You could even follow a standard flat stock process of shelac, grain filler, top coat which in this case would be CC.  It might be an extra step, but it would level out the wood to allow CC to give you a smooth even coating like CA would.


----------



## Crashmph (Feb 4, 2014)

Carl Fisher said:


> For the open grain issue, I don't have any on hand to test but what about using a paste grain filler (Bartley, Constantines, etc...)
> 
> You could even follow a standard flat stock process of shelac, grain filler, top coat which in this case would be CC.  It might be an extra step, but it would level out the wood to allow CC to give you a smooth even coating like CA would.



I don't see why that would not work.  Excellent idea.  

For me, on open grain wood, I wet sand with 220 and Mylands friction polish to fill in the grain with a sand dust and wax polish slurry. Then sand and finish as normal.  This process gives me a glass shine with out the "broken" plastic look that some have reported.

Michael


----------



## Carl Fisher (Feb 4, 2014)

I haven't seen the sheet on Mylands, but most friction polishes are shellac based.  Essentially you're making a slurry of shellac and sanding dust which becomes a grain filler so it sounds like both concepts are similar.


----------



## Ed McDonnell (Feb 4, 2014)

Hi Carl - Grain fillers (water and solvent based, fiber and clear) have worked fine with the CC for me in my recent testing.  But they do take extra time to allow the grain filler to fully cure before moving on to the CC.  As compared to most finishes, the extra time waiting is nothing unusual.  But in comparing CC to CA, spending extra time waiting for the grain filling step is not going to be a big selling point to a production pen turner who wants an alternative to a CA finish.
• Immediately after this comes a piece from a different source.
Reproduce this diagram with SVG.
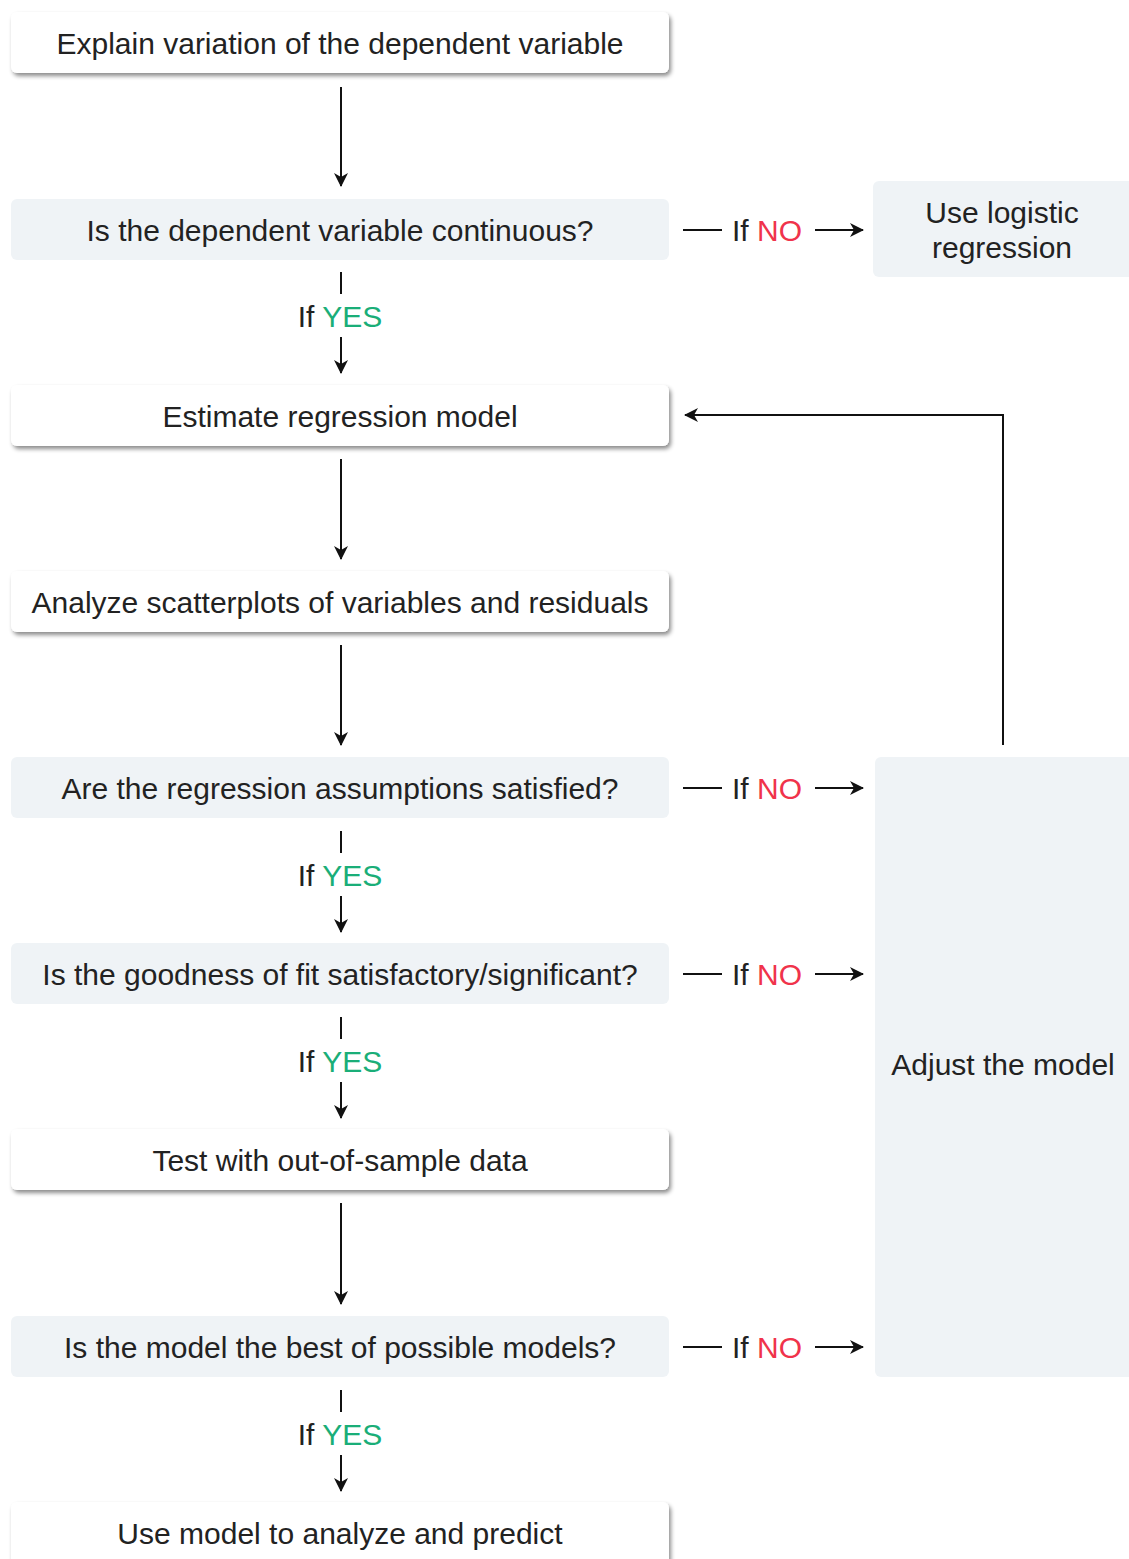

I don't have any friction polish around, but I had tried sanding with shellac to fill the grain before CC.  My first attempt didn't quite get it, but I suspect user error on my part.  I tried to sand in dust from a different kind of wood (I like the contrast I can get with this) and I goofed somwhere along the way.

I haven't had time to try shellac again, but I think it will work and it will be quick.  I don't think I would rely on friction polish under the CC because of the wax, but I may just be overly cautious about that.

Ed


----------



## MarkD (Feb 9, 2014)

I finally got a change to give this product a try. I turned some nice Red Cedar. I applied 5-6 coats of CC waiting about a minute between coats. I experienced no oder when using the product. The first thing I noticed is that the colors in the Red Cedar did not POP as they typically do with CA. I let the blank sit for an hour or so and then used micro mesh followed by plastic polish and buffing. The product provided a nice soft finish but not the high gloss of CA. 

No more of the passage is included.